Data records »
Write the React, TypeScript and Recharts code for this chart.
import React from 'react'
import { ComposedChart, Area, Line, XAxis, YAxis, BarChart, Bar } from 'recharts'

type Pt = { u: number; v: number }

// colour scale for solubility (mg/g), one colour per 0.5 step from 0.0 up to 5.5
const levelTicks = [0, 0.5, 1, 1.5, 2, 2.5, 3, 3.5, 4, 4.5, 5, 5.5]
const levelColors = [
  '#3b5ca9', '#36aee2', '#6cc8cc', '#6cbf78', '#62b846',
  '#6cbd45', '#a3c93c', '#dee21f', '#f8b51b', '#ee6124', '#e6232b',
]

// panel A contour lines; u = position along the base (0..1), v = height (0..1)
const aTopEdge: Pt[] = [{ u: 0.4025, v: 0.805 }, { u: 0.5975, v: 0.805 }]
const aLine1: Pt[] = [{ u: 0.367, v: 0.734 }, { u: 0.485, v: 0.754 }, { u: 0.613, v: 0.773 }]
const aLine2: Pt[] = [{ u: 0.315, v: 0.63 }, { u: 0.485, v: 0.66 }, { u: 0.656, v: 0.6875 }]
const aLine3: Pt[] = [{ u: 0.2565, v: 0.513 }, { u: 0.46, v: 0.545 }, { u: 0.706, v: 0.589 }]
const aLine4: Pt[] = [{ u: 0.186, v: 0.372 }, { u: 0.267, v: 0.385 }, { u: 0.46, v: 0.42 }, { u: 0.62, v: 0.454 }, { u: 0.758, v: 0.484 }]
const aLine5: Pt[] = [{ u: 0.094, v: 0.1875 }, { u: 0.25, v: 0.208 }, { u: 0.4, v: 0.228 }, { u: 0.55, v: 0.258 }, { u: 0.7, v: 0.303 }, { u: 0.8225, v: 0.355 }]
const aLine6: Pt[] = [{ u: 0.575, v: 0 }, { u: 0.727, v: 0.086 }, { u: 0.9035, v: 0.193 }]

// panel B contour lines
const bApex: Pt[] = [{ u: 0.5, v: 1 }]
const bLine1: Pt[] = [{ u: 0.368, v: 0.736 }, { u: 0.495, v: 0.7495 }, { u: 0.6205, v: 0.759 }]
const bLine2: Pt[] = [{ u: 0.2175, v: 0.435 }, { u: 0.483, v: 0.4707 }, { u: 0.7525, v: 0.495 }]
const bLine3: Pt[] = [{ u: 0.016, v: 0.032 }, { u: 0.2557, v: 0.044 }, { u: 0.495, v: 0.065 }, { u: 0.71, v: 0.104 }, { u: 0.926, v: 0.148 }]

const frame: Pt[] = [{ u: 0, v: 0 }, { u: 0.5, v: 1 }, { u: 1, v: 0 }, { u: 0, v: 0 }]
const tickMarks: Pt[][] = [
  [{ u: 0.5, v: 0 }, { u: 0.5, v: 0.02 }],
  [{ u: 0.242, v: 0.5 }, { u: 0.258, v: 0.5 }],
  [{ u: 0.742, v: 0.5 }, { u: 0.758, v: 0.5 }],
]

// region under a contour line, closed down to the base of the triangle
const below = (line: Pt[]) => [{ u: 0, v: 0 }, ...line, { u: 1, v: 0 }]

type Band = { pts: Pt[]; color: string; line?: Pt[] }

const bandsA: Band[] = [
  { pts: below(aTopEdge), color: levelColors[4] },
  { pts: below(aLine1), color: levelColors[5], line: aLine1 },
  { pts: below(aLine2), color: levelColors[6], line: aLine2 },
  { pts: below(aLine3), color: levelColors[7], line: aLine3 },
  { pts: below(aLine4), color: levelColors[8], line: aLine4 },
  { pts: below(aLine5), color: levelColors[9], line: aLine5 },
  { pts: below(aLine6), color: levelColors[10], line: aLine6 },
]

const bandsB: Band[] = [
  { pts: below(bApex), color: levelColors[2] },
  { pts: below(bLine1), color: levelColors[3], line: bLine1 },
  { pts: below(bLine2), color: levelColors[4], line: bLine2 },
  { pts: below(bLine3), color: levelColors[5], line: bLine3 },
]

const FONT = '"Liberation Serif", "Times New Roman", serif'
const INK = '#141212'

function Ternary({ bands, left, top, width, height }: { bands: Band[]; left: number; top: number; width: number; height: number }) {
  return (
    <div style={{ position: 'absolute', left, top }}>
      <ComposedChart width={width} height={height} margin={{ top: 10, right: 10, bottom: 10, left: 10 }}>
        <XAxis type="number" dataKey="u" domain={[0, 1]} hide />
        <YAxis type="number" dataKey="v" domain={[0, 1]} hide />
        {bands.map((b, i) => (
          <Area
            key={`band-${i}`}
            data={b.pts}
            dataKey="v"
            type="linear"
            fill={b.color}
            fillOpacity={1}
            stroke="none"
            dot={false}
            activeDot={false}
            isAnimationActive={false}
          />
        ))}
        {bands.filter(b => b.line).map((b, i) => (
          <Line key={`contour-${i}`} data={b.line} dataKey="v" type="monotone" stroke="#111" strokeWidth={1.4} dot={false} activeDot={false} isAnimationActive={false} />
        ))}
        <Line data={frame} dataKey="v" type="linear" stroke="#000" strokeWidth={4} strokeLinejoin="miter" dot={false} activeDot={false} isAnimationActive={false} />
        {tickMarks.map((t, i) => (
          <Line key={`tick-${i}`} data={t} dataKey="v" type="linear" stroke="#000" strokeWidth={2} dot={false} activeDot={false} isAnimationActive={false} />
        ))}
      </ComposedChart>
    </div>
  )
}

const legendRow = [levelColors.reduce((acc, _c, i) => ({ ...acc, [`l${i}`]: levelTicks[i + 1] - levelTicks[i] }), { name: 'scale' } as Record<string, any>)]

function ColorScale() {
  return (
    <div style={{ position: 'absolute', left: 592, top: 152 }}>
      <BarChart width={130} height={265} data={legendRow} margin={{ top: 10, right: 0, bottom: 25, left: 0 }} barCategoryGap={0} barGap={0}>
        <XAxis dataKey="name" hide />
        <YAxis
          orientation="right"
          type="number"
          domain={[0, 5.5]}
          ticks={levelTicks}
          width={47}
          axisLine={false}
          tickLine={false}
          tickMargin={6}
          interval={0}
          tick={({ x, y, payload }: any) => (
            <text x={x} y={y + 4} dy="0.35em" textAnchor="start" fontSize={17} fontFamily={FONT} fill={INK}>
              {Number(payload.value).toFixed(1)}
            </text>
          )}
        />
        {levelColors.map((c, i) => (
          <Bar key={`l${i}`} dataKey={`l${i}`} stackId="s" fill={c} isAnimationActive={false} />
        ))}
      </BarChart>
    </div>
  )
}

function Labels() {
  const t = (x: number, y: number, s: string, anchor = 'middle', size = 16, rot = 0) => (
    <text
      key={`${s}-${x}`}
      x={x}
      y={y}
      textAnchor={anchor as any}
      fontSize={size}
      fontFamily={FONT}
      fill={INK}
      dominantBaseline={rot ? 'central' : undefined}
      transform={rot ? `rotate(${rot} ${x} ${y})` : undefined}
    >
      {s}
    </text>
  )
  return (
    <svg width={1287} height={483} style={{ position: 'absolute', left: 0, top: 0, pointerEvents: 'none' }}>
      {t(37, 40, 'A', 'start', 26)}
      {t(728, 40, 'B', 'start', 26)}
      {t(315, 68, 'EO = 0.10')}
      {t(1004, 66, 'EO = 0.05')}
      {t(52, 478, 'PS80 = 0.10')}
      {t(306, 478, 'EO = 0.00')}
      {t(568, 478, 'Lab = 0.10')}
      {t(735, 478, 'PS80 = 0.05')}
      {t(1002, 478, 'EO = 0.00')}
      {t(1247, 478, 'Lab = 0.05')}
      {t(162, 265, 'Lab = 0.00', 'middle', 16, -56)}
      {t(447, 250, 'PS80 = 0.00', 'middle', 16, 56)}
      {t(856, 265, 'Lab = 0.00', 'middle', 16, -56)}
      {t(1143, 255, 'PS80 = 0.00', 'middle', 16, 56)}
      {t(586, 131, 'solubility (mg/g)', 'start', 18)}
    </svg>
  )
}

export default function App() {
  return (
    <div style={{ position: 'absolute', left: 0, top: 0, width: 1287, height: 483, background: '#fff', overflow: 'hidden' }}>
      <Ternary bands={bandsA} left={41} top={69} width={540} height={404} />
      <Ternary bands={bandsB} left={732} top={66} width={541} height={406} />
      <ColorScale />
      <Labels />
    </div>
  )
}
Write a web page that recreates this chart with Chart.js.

Exercise instructions » In the entries above, identify every line with the word "this". Copy those lines.

Response to the task »
Write the React, TypeScript and Recharts code for this chart.
Write a web page that recreates this chart with Chart.js.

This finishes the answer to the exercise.